#### [AVAILABLE DATA]
● ● ● ● ●
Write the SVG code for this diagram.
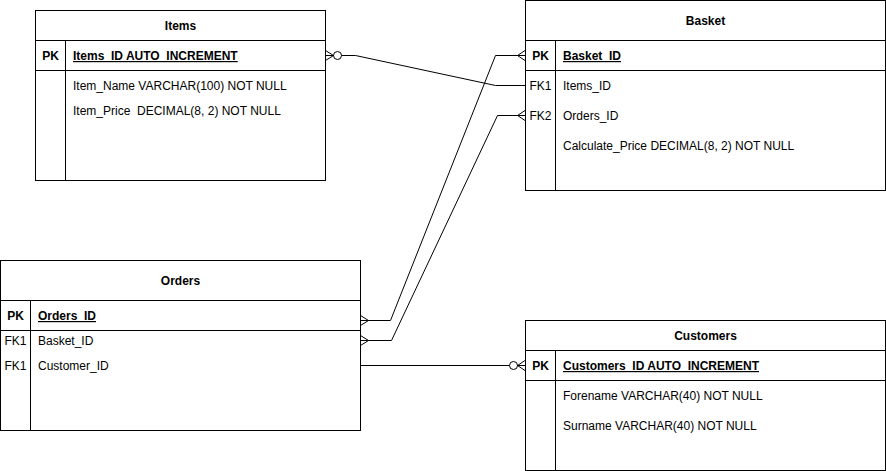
<svg xmlns="http://www.w3.org/2000/svg" width="886" height="471" viewBox="0 0 886 471">
<style>
.box{fill:#fff;stroke:#000;stroke-width:1}
.ln{fill:none;stroke:#000;stroke-width:1}
text{font-family:"Liberation Sans",Arial,sans-serif;font-size:12px;fill:#000;white-space:pre}
.t{font-weight:bold;text-anchor:middle}
.k{font-weight:bold;text-anchor:middle}
.kk{text-anchor:middle}
.pk{font-weight:bold;text-decoration:underline}
</style>
<rect width="886" height="471" fill="#fff"/>
<g id="connectors">
  <!-- Items PK to Basket FK1 -->
  <path class="ln" d="M341.5,55.5 H355.5 L495.5,85.5 H525"/>
  <path class="ln" d="M325.5,50.5 L333.5,55.5 L325.5,60.5 M325.5,55.5 H333.5"/>
  <circle class="ln" cx="337.5" cy="55.5" r="4"/>
  <!-- Basket PK to Orders PK -->
  <path class="ln" d="M525,55.5 H495.5 L390.5,320.5 H360.5"/>
  <path class="ln" d="M525,50.5 L517.5,55.5 L525,60.5"/>
  <path class="ln" d="M360.5,315.5 L368.5,320.5 L360.5,325.5"/>
  <!-- Basket FK2 to Orders Basket_ID -->
  <path class="ln" d="M525,115.5 H497.5 L391.5,340.5 H360.5"/>
  <path class="ln" d="M525,110.5 L517.5,115.5 L525,120.5"/>
  <path class="ln" d="M360.5,335.5 L368.5,340.5 L360.5,345.5"/>
  <!-- Orders Customer_ID to Customers PK -->
  <path class="ln" d="M360.5,365.5 H509.5 M517.5,365.5 H525"/>
  <circle class="ln" cx="513.5" cy="365.5" r="4"/>
  <path class="ln" d="M525,360.5 L517.5,365.5 L525,370.5"/>
</g>
<g id="items">
  <rect class="box" x="35.5" y="10.5" width="290" height="170"/>
  <path class="ln" d="M35.5,40.5 H325.5 M35.5,70.5 H325.5 M65.5,40.5 V180.5"/>
  <text class="t" x="180.5" y="30">Items</text>
  <text class="k" x="50.5" y="60">PK</text>
  <text class="pk" x="73" y="60">Items_ID AUTO_INCREMENT</text>
  <text x="73" y="90">Item_Name VARCHAR(100) NOT NULL</text>
  <text x="73" y="115" xml:space="preserve">Item_Price  DECIMAL(8, 2) NOT NULL</text>
</g>
<g id="basket">
  <rect class="box" x="525.5" y="0.5" width="360" height="190"/>
  <path class="ln" d="M525.5,40.5 H885.5 M525.5,70.5 H885.5 M555.5,40.5 V190.5"/>
  <text class="t" x="705.5" y="25">Basket</text>
  <text class="k" x="540.5" y="60">PK</text>
  <text class="pk" x="563" y="60">Basket_ID</text>
  <text class="kk" x="540.5" y="90">FK1</text>
  <text x="563" y="90">Items_ID</text>
  <text class="kk" x="540.5" y="120">FK2</text>
  <text x="563" y="120">Orders_ID</text>
  <text x="563" y="150">Calculate_Price DECIMAL(8, 2) NOT NULL</text>
</g>
<g id="orders">
  <rect class="box" x="0.5" y="260.5" width="360" height="170"/>
  <path class="ln" d="M0.5,300.5 H360.5 M0.5,330.5 H360.5 M30.5,300.5 V430.5"/>
  <text class="t" x="180.5" y="285">Orders</text>
  <text class="k" x="15.5" y="320">PK</text>
  <text class="pk" x="38" y="320">Orders_ID</text>
  <text class="kk" x="15.5" y="345">FK1</text>
  <text x="38" y="345">Basket_ID</text>
  <text class="kk" x="15.5" y="370">FK1</text>
  <text x="38" y="370">Customer_ID</text>
</g>
<g id="customers">
  <rect class="box" x="525.5" y="320.5" width="360" height="150"/>
  <path class="ln" d="M525.5,350.5 H885.5 M525.5,380.5 H885.5 M555.5,350.5 V470.5"/>
  <text class="t" x="705.5" y="340">Customers</text>
  <text class="k" x="540.5" y="370">PK</text>
  <text class="pk" x="563" y="370">Customers_ID AUTO_INCREMENT</text>
  <text x="563" y="400">Forename VARCHAR(40) NOT NULL</text>
  <text x="563" y="430">Surname VARCHAR(40) NOT NULL</text>
</g>
</svg>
● ● ● ● ●
#### [EXERCISE AIM]
Make an exact copy of the data, leaving its pictures out.

#### [CORRECT RESULT]
Write the SVG code for this diagram.
<svg xmlns="http://www.w3.org/2000/svg" width="886" height="471" viewBox="0 0 886 471">
<style>
.box{fill:#fff;stroke:#000;stroke-width:1}
.ln{fill:none;stroke:#000;stroke-width:1}
text{font-family:"Liberation Sans",Arial,sans-serif;font-size:12px;fill:#000;white-space:pre}
.t{font-weight:bold;text-anchor:middle}
.k{font-weight:bold;text-anchor:middle}
.kk{text-anchor:middle}
.pk{font-weight:bold;text-decoration:underline}
</style>
<rect width="886" height="471" fill="#fff"/>
<g id="connectors">
  <!-- Items PK to Basket FK1 -->
  <path class="ln" d="M341.5,55.5 H355.5 L495.5,85.5 H525"/>
  <path class="ln" d="M325.5,50.5 L333.5,55.5 L325.5,60.5 M325.5,55.5 H333.5"/>
  <circle class="ln" cx="337.5" cy="55.5" r="4"/>
  <!-- Basket PK to Orders PK -->
  <path class="ln" d="M525,55.5 H495.5 L390.5,320.5 H360.5"/>
  <path class="ln" d="M525,50.5 L517.5,55.5 L525,60.5"/>
  <path class="ln" d="M360.5,315.5 L368.5,320.5 L360.5,325.5"/>
  <!-- Basket FK2 to Orders Basket_ID -->
  <path class="ln" d="M525,115.5 H497.5 L391.5,340.5 H360.5"/>
  <path class="ln" d="M525,110.5 L517.5,115.5 L525,120.5"/>
  <path class="ln" d="M360.5,335.5 L368.5,340.5 L360.5,345.5"/>
  <!-- Orders Customer_ID to Customers PK -->
  <path class="ln" d="M360.5,365.5 H509.5 M517.5,365.5 H525"/>
  <circle class="ln" cx="513.5" cy="365.5" r="4"/>
  <path class="ln" d="M525,360.5 L517.5,365.5 L525,370.5"/>
</g>
<g id="items">
  <rect class="box" x="35.5" y="10.5" width="290" height="170"/>
  <path class="ln" d="M35.5,40.5 H325.5 M35.5,70.5 H325.5 M65.5,40.5 V180.5"/>
  <text class="t" x="180.5" y="30">Items</text>
  <text class="k" x="50.5" y="60">PK</text>
  <text class="pk" x="73" y="60">Items_ID AUTO_INCREMENT</text>
  <text x="73" y="90">Item_Name VARCHAR(100) NOT NULL</text>
  <text x="73" y="115" xml:space="preserve">Item_Price  DECIMAL(8, 2) NOT NULL</text>
</g>
<g id="basket">
  <rect class="box" x="525.5" y="0.5" width="360" height="190"/>
  <path class="ln" d="M525.5,40.5 H885.5 M525.5,70.5 H885.5 M555.5,40.5 V190.5"/>
  <text class="t" x="705.5" y="25">Basket</text>
  <text class="k" x="540.5" y="60">PK</text>
  <text class="pk" x="563" y="60">Basket_ID</text>
  <text class="kk" x="540.5" y="90">FK1</text>
  <text x="563" y="90">Items_ID</text>
  <text class="kk" x="540.5" y="120">FK2</text>
  <text x="563" y="120">Orders_ID</text>
  <text x="563" y="150">Calculate_Price DECIMAL(8, 2) NOT NULL</text>
</g>
<g id="orders">
  <rect class="box" x="0.5" y="260.5" width="360" height="170"/>
  <path class="ln" d="M0.5,300.5 H360.5 M0.5,330.5 H360.5 M30.5,300.5 V430.5"/>
  <text class="t" x="180.5" y="285">Orders</text>
  <text class="k" x="15.5" y="320">PK</text>
  <text class="pk" x="38" y="320">Orders_ID</text>
  <text class="kk" x="15.5" y="345">FK1</text>
  <text x="38" y="345">Basket_ID</text>
  <text class="kk" x="15.5" y="370">FK1</text>
  <text x="38" y="370">Customer_ID</text>
</g>
<g id="customers">
  <rect class="box" x="525.5" y="320.5" width="360" height="150"/>
  <path class="ln" d="M525.5,350.5 H885.5 M525.5,380.5 H885.5 M555.5,350.5 V470.5"/>
  <text class="t" x="705.5" y="340">Customers</text>
  <text class="k" x="540.5" y="370">PK</text>
  <text class="pk" x="563" y="370">Customers_ID AUTO_INCREMENT</text>
  <text x="563" y="400">Forename VARCHAR(40) NOT NULL</text>
  <text x="563" y="430">Surname VARCHAR(40) NOT NULL</text>
</g>
</svg>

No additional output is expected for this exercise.